Directions: Repeat the material below exactly, with no pictures.

Dataset excerpt:
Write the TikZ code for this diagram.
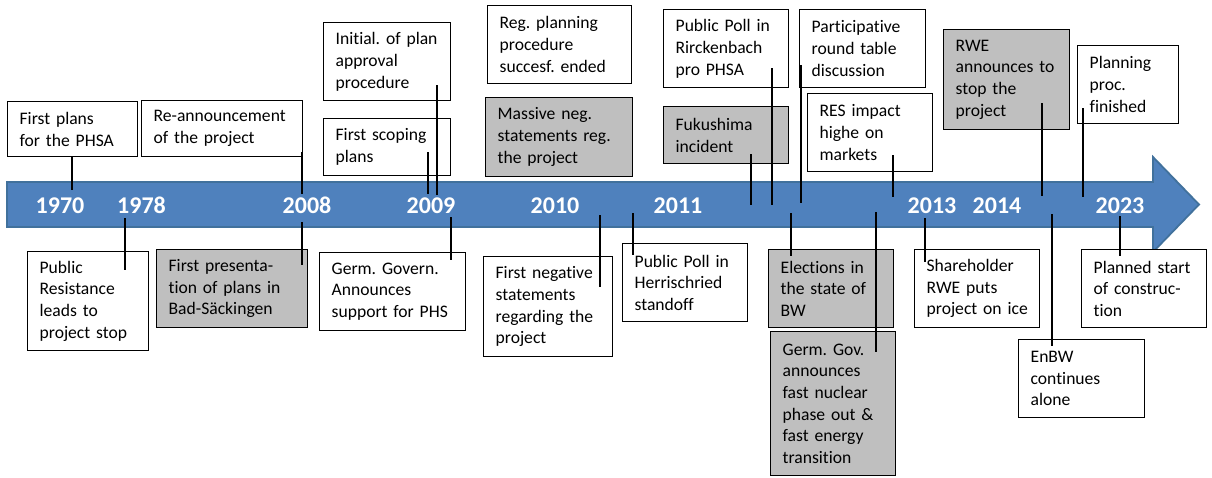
\documentclass[tikz,border=0pt]{standalone}
\usepackage{fontspec}
\setmainfont{Carlito}[Ligatures=NoCommon]
\usetikzlibrary{calc}
\definecolor{arrowcol}{RGB}{79,129,189}
\definecolor{arrowedge}{RGB}{65,113,156}
\definecolor{graycol} {RGB}{191,191,191}

\begin{document}
\frenchspacing
\begin{tikzpicture}[x=1pt, y=-1pt,
    event/.style={draw=black, line width=1.3pt, fill=white, anchor=north west,
        align=left, inner xsep=12pt, inner ysep=4pt,
        font=\fontsize{17.6}{21.7}\selectfont},
    grayevent/.style={event, fill=graycol},
    year/.style={anchor=base, text=white, font=\fontsize{24}{28}\selectfont\bfseries},
    tick/.style={line width=2.3pt}]

\useasboundingbox (0,0) rectangle (1212,477);

% ================================================================
% TIME ARROW
% ================================================================
\draw[fill=arrowcol, draw=arrowedge, line width=1.8pt, line join=miter]
    (7,182) -- (1153,182) -- (1153,157) -- (1199,204.5)
    -- (1153,252) -- (1153,227) -- (7,227) -- cycle;

\node[year] (y1970) at (60,213)   {1970};
\node[year] (y1978) at (141.5,213){1978};
\node[year] (y2008) at (307,213)  {2008};
\node[year] (y2009) at (431,213)  {2009};
\node[year] (y2010) at (555,213)  {2010};
\node[year] (y2011) at (678,213)  {2011};
\node[year] (y2013) at (932,213)  {2013};
\node[year] (y2014) at (997,213)  {2014};
\node[year] (y2023) at (1120,213) {2023};

% pin points on the arrow
\coordinate (pin-plans)    at (72,190);
\coordinate (pin-reann)    at (302,194);
\coordinate (pin-init)     at (437,195);
\coordinate (pin-scoping)  at (428,194);
\coordinate (pin-pollR)    at (772,205);
\coordinate (pin-fuku)     at (751,205);
\coordinate (pin-round)    at (801,203);
\coordinate (pin-res)      at (893,197);
\coordinate (pin-rwe)      at (1042,196);
\coordinate (pin-planproc) at (1083,197);

\coordinate (pin-resist)   at (125,218);
\coordinate (pin-present)  at (302,222);
\coordinate (pin-germsupp) at (451,217);
\coordinate (pin-firstneg) at (600,215);
\coordinate (pin-pollH)    at (633,213);
\coordinate (pin-elect)    at (791,213);
\coordinate (pin-nuclear)  at (876,212);
\coordinate (pin-share)    at (925,218);
\coordinate (pin-enbw)     at (1052,214);
\coordinate (pin-constr)   at (1120,216);

% ================================================================
% EVENTS --- above the arrow
% ================================================================
\node[event, text width=106pt, minimum height=55pt] (plans) at (7,101)
    {First plans\\for the PHSA};
\node[event, text width=137pt, minimum height=56pt] (reann) at (141,100)
    {Re-announcement\\of the project};
\node[event, text width=103pt, minimum height=78pt] (init) at (323,22)
    {Initial. of plan\\approval\\procedure};
\node[event, text width=103pt, minimum height=57pt] (scoping) at (323,118)
    {First scoping\\plans};
\node[event, text width=120pt, minimum height=78pt] (regplan) at (487,5)
    {Reg. planning\\procedure\\succesf. ended};
\node[grayevent, text width=123pt, minimum height=79pt] (massive) at (485,97)
    {Massive neg.\\statements reg.\\the project};
\node[event, text width=101pt, minimum height=78pt] (pollR) at (663,9)
    {Public Poll in\\Rirckenbach\\pro PHSA};
\node[grayevent, text width=101pt, minimum height=57pt] (fuku) at (663,106)
    {Fukushima\\incident};
\node[event, text width=102pt, minimum height=78pt] (round) at (799,9)
    {Participative\\round table\\discussion};
\node[event, text width=101pt, minimum height=78pt] (res) at (807,93)
    {RES impact\\highe on\\markets};
\node[grayevent, text width=102pt, minimum height=100pt] (rwe) at (943,29)
    {RWE\\announces to\\stop the\\project};
\node[event, text width=77pt, minimum height=78pt] (planproc) at (1077,45)
    {Planning\\proc.\\finished};

% ================================================================
% EVENTS --- below the arrow
% ================================================================
\node[event, text width=97pt, minimum height=99pt] (resist) at (27,251)
    {Public\\Resistance\\leads to\\project stop};
\node[grayevent, text width=127pt, minimum height=78pt] (present) at (156,249)
    {First presenta-\\tion of plans in\\Bad-Säckingen};
\node[event, text width=122pt, minimum height=78pt] (germsupp) at (319,252)
    {Germ. Govern.\\Announces\\support for PHS};
\node[event, text width=105pt, minimum height=100pt] (firstneg) at (483,256)
    {First negative\\statements\\regarding the\\project};
\node[event, text width=101pt, minimum height=78pt] (pollH) at (622,243)
    {Public Poll in\\Herrischried\\standoff};
\node[grayevent, text width=101pt, minimum height=78pt] (elect) at (768,249)
    {Elections in\\the state of\\BW};
\node[grayevent, text width=101pt, minimum height=144pt] (nuclear) at (770,331)
    {Germ. Gov.\\announces\\fast nuclear\\phase out \&\\fast energy\\transition};
\node[event, text width=101pt, minimum height=78pt] (share) at (914,249)
    {Shareholder\\RWE puts\\project~on~ice};
\node[event, text width=102pt, minimum height=78pt] (enbw) at (1018,339)
    {EnBW\\continues\\alone};
\node[event, text width=101pt, minimum height=78pt] (constr) at (1081,249)
    {Planned start\\of construc-\\tion};

% ================================================================
% TICKS
% ================================================================
\draw[tick] (plans.south -| pin-plans) -- (pin-plans);
\draw[tick] ($(reann.south -| pin-reann)+(0,-5)$) -- (pin-reann);
\draw[tick] ($(init.south -| pin-init)+(0,-16)$) -- (pin-init);
\draw[tick] ($(scoping.south -| pin-scoping)+(0,-24)$) -- (pin-scoping);
\draw[tick] ($(pollR.south -| pin-pollR)+(0,-20)$) -- (pin-pollR);
\draw[tick] ($(fuku.south -| pin-fuku)+(0,-10)$) -- (pin-fuku);
\draw[tick] ($(round.south -| pin-round)+(0,-23)$) -- (pin-round);
\draw[tick] ($(res.south -| pin-res)+(0,-17)$) -- (pin-res);
\draw[tick] ($(rwe.south -| pin-rwe)+(0,-27)$) -- (pin-rwe);
\draw[tick] ($(planproc.south -| pin-planproc)+(0,-16)$) -- (pin-planproc);

\draw[tick] (pin-resist)   -- ($(resist.north -| pin-resist)+(0,19)$);
\draw[tick] (pin-present)  -- ($(present.north -| pin-present)+(0,16)$);
\draw[tick] (pin-germsupp) -- ($(germsupp.north -| pin-germsupp)+(0,8)$);
\draw[tick] (pin-firstneg) -- ($(firstneg.north -| pin-firstneg)+(0,31)$);
\draw[tick] (pin-pollH)    -- ($(pollH.north -| pin-pollH)+(0,12)$);
\draw[tick] (pin-elect)    -- ($(elect.north -| pin-elect)+(0,7)$);
\draw[tick] (pin-nuclear)  -- ($(nuclear.north -| pin-nuclear)+(0,21)$);
\draw[tick] (pin-share)    -- ($(share.north -| pin-share)+(0,13)$);
\draw[tick] (pin-enbw)     -- ($(enbw.north -| pin-enbw)+(0,7)$);
\draw[tick] (pin-constr)   -- ($(constr.north -| pin-constr)+(0,7)$);

\end{tikzpicture}
\end{document}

The completed task:
Write the TikZ code for this diagram.
\documentclass[tikz,border=0pt]{standalone}
\usepackage{fontspec}
\setmainfont{Carlito}[Ligatures=NoCommon]
\usetikzlibrary{calc}
\definecolor{arrowcol}{RGB}{79,129,189}
\definecolor{arrowedge}{RGB}{65,113,156}
\definecolor{graycol} {RGB}{191,191,191}

\begin{document}
\frenchspacing
\begin{tikzpicture}[x=1pt, y=-1pt,
    event/.style={draw=black, line width=1.3pt, fill=white, anchor=north west,
        align=left, inner xsep=12pt, inner ysep=4pt,
        font=\fontsize{17.6}{21.7}\selectfont},
    grayevent/.style={event, fill=graycol},
    year/.style={anchor=base, text=white, font=\fontsize{24}{28}\selectfont\bfseries},
    tick/.style={line width=2.3pt}]

\useasboundingbox (0,0) rectangle (1212,477);

% ================================================================
% TIME ARROW
% ================================================================
\draw[fill=arrowcol, draw=arrowedge, line width=1.8pt, line join=miter]
    (7,182) -- (1153,182) -- (1153,157) -- (1199,204.5)
    -- (1153,252) -- (1153,227) -- (7,227) -- cycle;

\node[year] (y1970) at (60,213)   {1970};
\node[year] (y1978) at (141.5,213){1978};
\node[year] (y2008) at (307,213)  {2008};
\node[year] (y2009) at (431,213)  {2009};
\node[year] (y2010) at (555,213)  {2010};
\node[year] (y2011) at (678,213)  {2011};
\node[year] (y2013) at (932,213)  {2013};
\node[year] (y2014) at (997,213)  {2014};
\node[year] (y2023) at (1120,213) {2023};

% pin points on the arrow
\coordinate (pin-plans)    at (72,190);
\coordinate (pin-reann)    at (302,194);
\coordinate (pin-init)     at (437,195);
\coordinate (pin-scoping)  at (428,194);
\coordinate (pin-pollR)    at (772,205);
\coordinate (pin-fuku)     at (751,205);
\coordinate (pin-round)    at (801,203);
\coordinate (pin-res)      at (893,197);
\coordinate (pin-rwe)      at (1042,196);
\coordinate (pin-planproc) at (1083,197);

\coordinate (pin-resist)   at (125,218);
\coordinate (pin-present)  at (302,222);
\coordinate (pin-germsupp) at (451,217);
\coordinate (pin-firstneg) at (600,215);
\coordinate (pin-pollH)    at (633,213);
\coordinate (pin-elect)    at (791,213);
\coordinate (pin-nuclear)  at (876,212);
\coordinate (pin-share)    at (925,218);
\coordinate (pin-enbw)     at (1052,214);
\coordinate (pin-constr)   at (1120,216);

% ================================================================
% EVENTS --- above the arrow
% ================================================================
\node[event, text width=106pt, minimum height=55pt] (plans) at (7,101)
    {First plans\\for the PHSA};
\node[event, text width=137pt, minimum height=56pt] (reann) at (141,100)
    {Re-announcement\\of the project};
\node[event, text width=103pt, minimum height=78pt] (init) at (323,22)
    {Initial. of plan\\approval\\procedure};
\node[event, text width=103pt, minimum height=57pt] (scoping) at (323,118)
    {First scoping\\plans};
\node[event, text width=120pt, minimum height=78pt] (regplan) at (487,5)
    {Reg. planning\\procedure\\succesf. ended};
\node[grayevent, text width=123pt, minimum height=79pt] (massive) at (485,97)
    {Massive neg.\\statements reg.\\the project};
\node[event, text width=101pt, minimum height=78pt] (pollR) at (663,9)
    {Public Poll in\\Rirckenbach\\pro PHSA};
\node[grayevent, text width=101pt, minimum height=57pt] (fuku) at (663,106)
    {Fukushima\\incident};
\node[event, text width=102pt, minimum height=78pt] (round) at (799,9)
    {Participative\\round table\\discussion};
\node[event, text width=101pt, minimum height=78pt] (res) at (807,93)
    {RES impact\\highe on\\markets};
\node[grayevent, text width=102pt, minimum height=100pt] (rwe) at (943,29)
    {RWE\\announces to\\stop the\\project};
\node[event, text width=77pt, minimum height=78pt] (planproc) at (1077,45)
    {Planning\\proc.\\finished};

% ================================================================
% EVENTS --- below the arrow
% ================================================================
\node[event, text width=97pt, minimum height=99pt] (resist) at (27,251)
    {Public\\Resistance\\leads to\\project stop};
\node[grayevent, text width=127pt, minimum height=78pt] (present) at (156,249)
    {First presenta-\\tion of plans in\\Bad-Säckingen};
\node[event, text width=122pt, minimum height=78pt] (germsupp) at (319,252)
    {Germ. Govern.\\Announces\\support for PHS};
\node[event, text width=105pt, minimum height=100pt] (firstneg) at (483,256)
    {First negative\\statements\\regarding the\\project};
\node[event, text width=101pt, minimum height=78pt] (pollH) at (622,243)
    {Public Poll in\\Herrischried\\standoff};
\node[grayevent, text width=101pt, minimum height=78pt] (elect) at (768,249)
    {Elections in\\the state of\\BW};
\node[grayevent, text width=101pt, minimum height=144pt] (nuclear) at (770,331)
    {Germ. Gov.\\announces\\fast nuclear\\phase out \&\\fast energy\\transition};
\node[event, text width=101pt, minimum height=78pt] (share) at (914,249)
    {Shareholder\\RWE puts\\project~on~ice};
\node[event, text width=102pt, minimum height=78pt] (enbw) at (1018,339)
    {EnBW\\continues\\alone};
\node[event, text width=101pt, minimum height=78pt] (constr) at (1081,249)
    {Planned start\\of construc-\\tion};

% ================================================================
% TICKS
% ================================================================
\draw[tick] (plans.south -| pin-plans) -- (pin-plans);
\draw[tick] ($(reann.south -| pin-reann)+(0,-5)$) -- (pin-reann);
\draw[tick] ($(init.south -| pin-init)+(0,-16)$) -- (pin-init);
\draw[tick] ($(scoping.south -| pin-scoping)+(0,-24)$) -- (pin-scoping);
\draw[tick] ($(pollR.south -| pin-pollR)+(0,-20)$) -- (pin-pollR);
\draw[tick] ($(fuku.south -| pin-fuku)+(0,-10)$) -- (pin-fuku);
\draw[tick] ($(round.south -| pin-round)+(0,-23)$) -- (pin-round);
\draw[tick] ($(res.south -| pin-res)+(0,-17)$) -- (pin-res);
\draw[tick] ($(rwe.south -| pin-rwe)+(0,-27)$) -- (pin-rwe);
\draw[tick] ($(planproc.south -| pin-planproc)+(0,-16)$) -- (pin-planproc);

\draw[tick] (pin-resist)   -- ($(resist.north -| pin-resist)+(0,19)$);
\draw[tick] (pin-present)  -- ($(present.north -| pin-present)+(0,16)$);
\draw[tick] (pin-germsupp) -- ($(germsupp.north -| pin-germsupp)+(0,8)$);
\draw[tick] (pin-firstneg) -- ($(firstneg.north -| pin-firstneg)+(0,31)$);
\draw[tick] (pin-pollH)    -- ($(pollH.north -| pin-pollH)+(0,12)$);
\draw[tick] (pin-elect)    -- ($(elect.north -| pin-elect)+(0,7)$);
\draw[tick] (pin-nuclear)  -- ($(nuclear.north -| pin-nuclear)+(0,21)$);
\draw[tick] (pin-share)    -- ($(share.north -| pin-share)+(0,13)$);
\draw[tick] (pin-enbw)     -- ($(enbw.north -| pin-enbw)+(0,7)$);
\draw[tick] (pin-constr)   -- ($(constr.north -| pin-constr)+(0,7)$);

\end{tikzpicture}
\end{document}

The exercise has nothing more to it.